Tactile Thinking in a Digital World
Even in digital spaces, people crave texture. That could be literal—like a product shot that makes you imagine the feel of suede under your fingertips—or emotional, like a behind-the-scenes image that breaks the polish with a dose of real. High-gloss perfection is tired. You win hearts with friction, with vulnerability, with moments that feel alive and imperfect. Let your customers feel the weight of your product, the warmth of your team, the mood of your mission. When done right, this kind of sensory storytelling lingers long after the scroll.
Rhythmic Consistency (Not Repetition)
Repetition is the brand equivalent of shouting the same sentence in someone’s ear. Consistency, on the other hand, is rhythm—it’s the way your visual voice, tone, and style harmonize across everything you put out. Your fonts, your color palette, your photography—they should move together like a jazz trio: distinct, but unmistakably yours. In a crowded feed or a cluttered shelf, this consistency acts like a beacon. It trains your customers’ eyes to know you on sight. And familiarity? It breeds trust.
Your Audience Isn’t “Everyone”
One of the quickest ways to fade into the noise is by trying to appeal to everyone. When you aim for universal, you often land on forgettable. The brands that pop are the ones that know who they’re for—and who they’re not for. They don’t apologize for specificity; they lean into it. You have to speak your audience’s visual language, understand their references, and mirror their energy. When they see themselves in your story, they listen longer. That’s where the relationship begins.
Intentional Contrast, Not Just Color
Piling on bold colors and high-saturation filters isn’t a strategy—it’s a reflex.

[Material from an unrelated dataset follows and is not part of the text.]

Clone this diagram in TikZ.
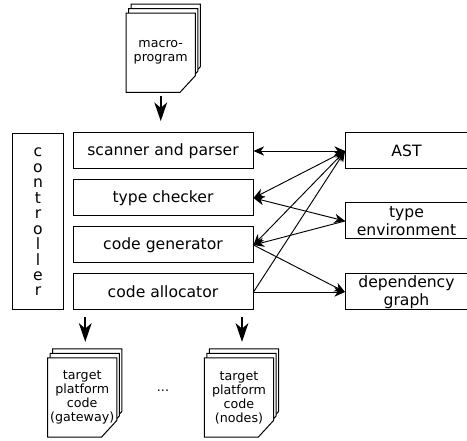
\documentclass[tikz,border=0pt]{standalone}
\usepackage{fontspec}
\setmainfont{DejaVu Sans}
\usetikzlibrary{arrows.meta,backgrounds}
\tikzset{
  box/.style={draw,line width=0.75pt,inner sep=0pt,minimum width=135pt,minimum height=27pt,align=center,font=\fontsize{11.7}{13.5}\selectfont},
  store/.style={box,minimum width=91.5pt},
  doc/.style={inner sep=0pt,minimum width=51.5pt,minimum height=59pt,align=center,font=\fontsize{9.5}{10.5}\selectfont},
  bigarrow/.style={line width=1.5pt,-{Stealth[length=14pt,width=9.5pt,inset=4pt]}},
  thinarrow/.style={line width=0.7pt,{Stealth[length=8pt,width=7pt,inset=2.5pt]}-{Stealth[length=8pt,width=7pt,inset=2.5pt]}},
  onearrow/.style={line width=0.7pt,-{Stealth[length=8pt,width=7pt,inset=2.5pt]}}
}
% three sheets with a cut corner behind a doc node
\newcommand{\sheets}[1]{
  \begin{pgfonlayer}{background}
  \foreach \d in {2,1,0}
    \draw[line width=0.75pt,fill=white]
      ([xshift=\d*1.875pt,yshift=\d*3.375pt]#1.north west)
      -- ([xshift=\d*1.875pt,yshift=\d*3.375pt]#1.north east)
      -- ([xshift=\d*1.875pt,yshift=\d*3.375pt+12.5pt]#1.south east)
      -- ([xshift=\d*1.875pt-11.5pt,yshift=\d*3.375pt]#1.south east)
      -- ([xshift=\d*1.875pt,yshift=\d*3.375pt]#1.south west) -- cycle;
  \end{pgfonlayer}
}
\begin{document}
\begin{tikzpicture}[x=0.75pt,y=-0.75pt,node distance=35.25pt]
   \useasboundingbox (0,0) rectangle (467,441);

   \node (macro) [doc] at (160.75,52.75) {macro-\\program};
   \sheets{macro}

   \node (scanner)   [box] at (163,151) {scanner and parser};
   \node (checker)   [box,below of=scanner] {type checker};
   \node (generator) [box,below of=checker] {code generator};
   \node (allocator) [box,below of=generator] {code allocator};

   \node (controller) [box,minimum width=38pt,minimum height=132pt,font=\fontsize{11.7}{11.6}\selectfont] at (38,222)
     {c\\o\\n\\t\\r\\o\\l\\l\\e\\r};

   \node (ast) [store] at (406.5,151) {AST};
   \node (env) [store] at (406.5,221) {type\\environment};
   \node (dep) [store] at (406.5,292) {dependency\\graph};

   \node (gateway) [doc] at (82.25,397.5) {target\\platform\\code\\(gateway)};
   \sheets{gateway}
   \node (nodes)   [doc] at (239,397.5) {target\\platform\\code\\(nodes)};
   \sheets{nodes}
   \node (dots)    [font=\fontsize{9.5}{10}\selectfont] at (163,391) {...};

   \path[bigarrow]
     ([yshift=-2.5pt]macro.south) edge ([yshift=8.5pt]macro.south |- scanner.north)
     ([xshift=2.25pt,yshift=-4.5pt]gateway.north |- allocator.south) edge ([xshift=2.25pt,yshift=12pt]gateway.north)
     ([xshift=2.25pt,yshift=-4.5pt]nodes.north |- allocator.south) edge ([xshift=2.25pt,yshift=12pt]nodes.north);

   \path[thinarrow]
     (scanner) edge (ast.west)
     (checker.east) edge (ast.west)
     (checker.east) edge (env.west)
     (generator.east) edge (ast.west);

   \path[onearrow]
     (env.west) edge (generator.east)
     (generator.east) edge (dep.west)
     (allocator.east) edge (ast.west)
     (allocator.east) edge (dep.west);
\end{tikzpicture}
\end{document}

Real contrast goes deeper. It’s the interplay between elegance and grit, modernity and nostalgia, scarcity and accessibility. It's the way you might pair a raw, handwritten quote with a hyper-crisp product image. Or juxtapose an old-school serif font with a futuristic layout. These layered choices create tension—and tension draws the eye. When people can’t look away, you’re doing something right.

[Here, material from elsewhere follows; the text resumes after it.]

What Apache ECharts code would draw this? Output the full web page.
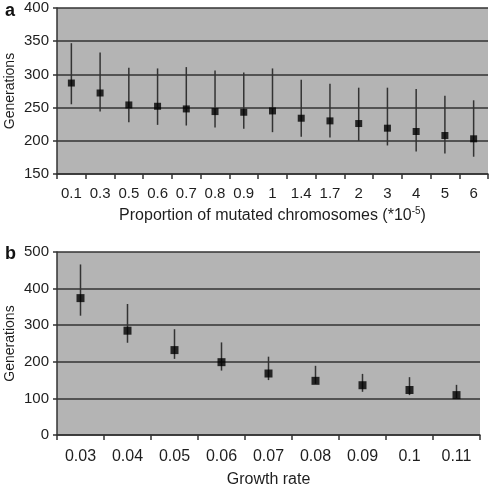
<!DOCTYPE html>
<html><head><meta charset="utf-8">
<script src="https://cdn.jsdelivr.net/npm/echarts@6/dist/echarts.min.js"></script>
<style>html,body{margin:0;padding:0;background:#fff}#c{width:490px;height:490px}</style>
</head><body><div id="c"></div>
<script>
// Panel a
const catsA = ['0.1','0.3','0.5','0.6','0.7','0.8','0.9','1','1.4','1.7','2','3','4','5','6'];
const meanA = [287,272,254,252,248,244,243,245,234,230,226,219,214,208,203];
const highA = [347,333,310,309,311,306,303,309,292,286,280,280,278,268,261];
const lowA  = [255,244,228,224,223,220,218,213,206,205,200,193,184,181,176];
// Panel b
const catsB = ['0.03','0.04','0.05','0.06','0.07','0.08','0.09','0.1','0.11'];
const meanB = [374,285,232,199,168,148,136,123,109];
const highB = [466,358,289,253,214,189,167,158,137];
const lowB  = [326,252,208,176,150,140,118,109,101];

const chart = echarts.init(document.getElementById('c'), null, {renderer:'canvas'});
const FONT = 'Liberation Sans';
const dark = '#333';
const txt = '#1e1e1e';

function errSeries(idx, cats, lo, hi){
  return {
    type:'custom', xAxisIndex:idx, yAxisIndex:idx, z:3,
    data: cats.map((c,i)=>[i, lo[i], hi[i]]),
    renderItem:(params, api)=>{
      const p1 = api.coord([api.value(0), api.value(1)]);
      const p2 = api.coord([api.value(0), api.value(2)]);
      return {type:'line', shape:{x1:p1[0],y1:p1[1],x2:p2[0],y2:p2[1]}, style:{stroke:dark, lineWidth:1.5}};
    }
  };
}
function xAx(idx, cats, name, fs, margin, gap){
  return {
    type:'category', gridIndex:idx, data:cats, boundaryGap:true,
    axisLine:{show:true, lineStyle:{color:dark, width:1.5}},
    axisTick:{show:true, inside:false, length:5, alignWithLabel:false, lineStyle:{color:dark, width:1.5}},
    axisLabel:{color:txt, fontSize:fs, fontFamily:FONT, margin:margin, interval:0},
    name:name, nameLocation:'middle', nameGap:gap, nameMoveOverlap:false,
    nameTextStyle:{color:txt, fontSize:16, fontFamily:FONT,
      rich:{s:{fontSize:10, verticalAlign:'top', padding:[0,0,9,0], fontFamily:FONT, color:txt}}},
    splitLine:{show:false}
  };
}
function yAx(idx, min, max, interval){
  return {
    type:'value', gridIndex:idx, min:min, max:max, interval:interval,
    axisLine:{show:true, lineStyle:{color:dark, width:1.5}},
    axisTick:{show:true, length:4, lineStyle:{color:dark, width:1.5}},
    axisLabel:{color:txt, fontSize:15, fontFamily:FONT, margin:8},
    splitLine:{show:true, lineStyle:{color:dark, width:1.5}},
    name:'Generations', nameLocation:'middle', nameGap:40, nameRotate:90, nameMoveOverlap:false,
    nameTextStyle:{color:txt, fontSize:14, fontFamily:FONT}
  };
}

chart.setOption({
  animation:false,
  backgroundColor:'#fff',
  title:[
    {text:'a', left:0, top:-3, textStyle:{fontSize:18, fontWeight:'bold', fontFamily:FONT, color:'#111'}},
    {text:'b', left:0, top:240, textStyle:{fontSize:18, fontWeight:'bold', fontFamily:FONT, color:'#111'}}
  ],
  grid:[
    {left:57, top:8, width:431, height:166, show:true, backgroundColor:'#b4b4b4', borderWidth:0,
     containLabel:false, outerBoundsMode:'none'},
    {left:57, top:252, width:423, height:183, show:true, backgroundColor:'#b4b4b4', borderWidth:0,
     containLabel:false, outerBoundsMode:'none'}
  ],
  xAxis:[
    xAx(0, catsA, 'Proportion of mutated chromosomes (*10{s|-5})', 15, 12, 32),
    xAx(1, catsB, 'Growth rate', 16, 14, 37)
  ],
  yAxis:[ yAx(0,150,400,50), yAx(1,0,500,100) ],
  series:[
    errSeries(0, catsA, lowA, highA),
    {type:'scatter', xAxisIndex:0, yAxisIndex:0, z:4, symbol:'rect', symbolSize:7,
     itemStyle:{color:'#000'}, data:meanA.map((v,i)=>[i,v])},
    errSeries(1, catsB, lowB, highB),
    {type:'scatter', xAxisIndex:1, yAxisIndex:1, z:4, symbol:'rect', symbolSize:8,
     itemStyle:{color:'#000'}, data:meanB.map((v,i)=>[i,v])}
  ]
});
</script></body></html>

Make People Part of the Picture
People don’t just want to be sold to—they want to belong. That’s why some of the most effective visual strategies aren’t about showcasing a product, but about reflecting a lifestyle or a tribe. Think less about showing off what you sell and more about showing people who they’ll be when they have it. UGC (user-generated content), community spotlights, even candid customer moments—these aren't just “nice to have.” They're your proof of life. They build a visual ecosystem where customers see a version of themselves. And once they do, they rarely leave.

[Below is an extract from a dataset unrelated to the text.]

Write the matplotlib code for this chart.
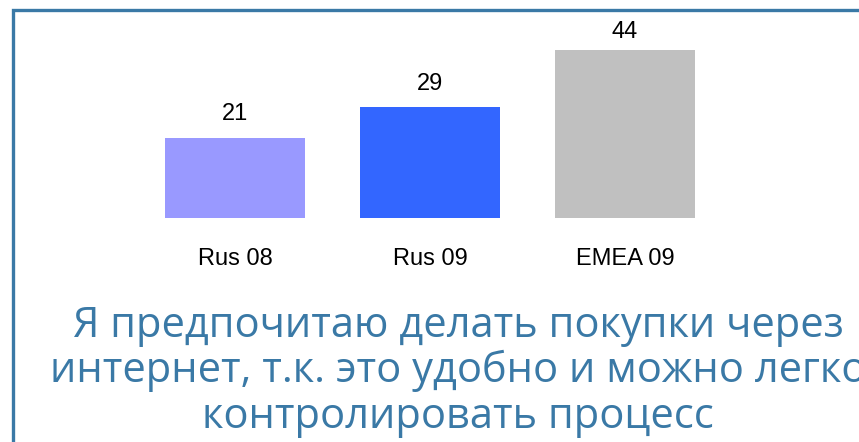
import matplotlib.pyplot as plt
from matplotlib.patches import Rectangle

categories = ["Rus 08", "Rus 09", "EMEA 09"]
values = [21, 29, 44]
bar_colors = ["#9999FF", "#3366FF", "#C0C0C0"]
caption_lines = ["Я предпочитаю делать покупки через",
                 "интернет, т.к. это удобно и можно легко",
                 "контролировать процесс"]

W, H = 859, 442
fig = plt.figure(figsize=(W / 100, H / 100), dpi=100)
fig.patch.set_facecolor("white")

# frame around the slide content (runs off right and bottom)
fig.patches.append(Rectangle((13 / W, -0.05), 1.0, 1 - 9.5 / H + 0.05,
                             transform=fig.transFigure, fill=False,
                             edgecolor="#3A79A6", linewidth=2.4, zorder=0))

# bar axes: x from 137.5 to 722.5 px, baseline at y=217 px, 3.8 px per unit
ax = fig.add_axes([137.5 / W, 1 - 217.5 / H, 585 / W, 190 / H])
x = range(len(categories))
bars = ax.bar(x, values, width=0.72, color=bar_colors)
ax.set_xlim(-0.5, 2.5)
ax.set_ylim(0, 50)
ax.axis("off")

# value labels sit above the bars, but the top one is kept inside the plot area
for b, v in zip(bars, values):
    ax.text(b.get_x() + b.get_width() / 2, min(v + 4.6, 47.2), str(v),
            ha="center", va="baseline", fontsize=17, family="Liberation Sans")
for i, c in enumerate(categories):
    ax.text(i, -12.6, c, ha="center", va="baseline", fontsize=17,
            family="Liberation Sans")

# caption, one line at a time (baselines at 337, 382, 428 px)
for line, y in zip(caption_lines, [337, 382, 428]):
    fig.text(458 / W, 1 - y / H, line, ha="center", va="baseline",
             fontsize=30, color="#3A79A6", family="Open Sans")

fig.savefig("out.png", dpi=100)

At the end of the day, visuals are just the surface. But what they point to—that's what really counts. If your brand is rooted in something genuine, your visuals become a doorway, not a disguise. And in a world overwhelmed with options, sincerity has become its own kind of spectacle. So, yes—invest in good design. But also invest in understanding what your audience aches for. Because when your brand doesn’t just look good, but feels right, that’s when they stay.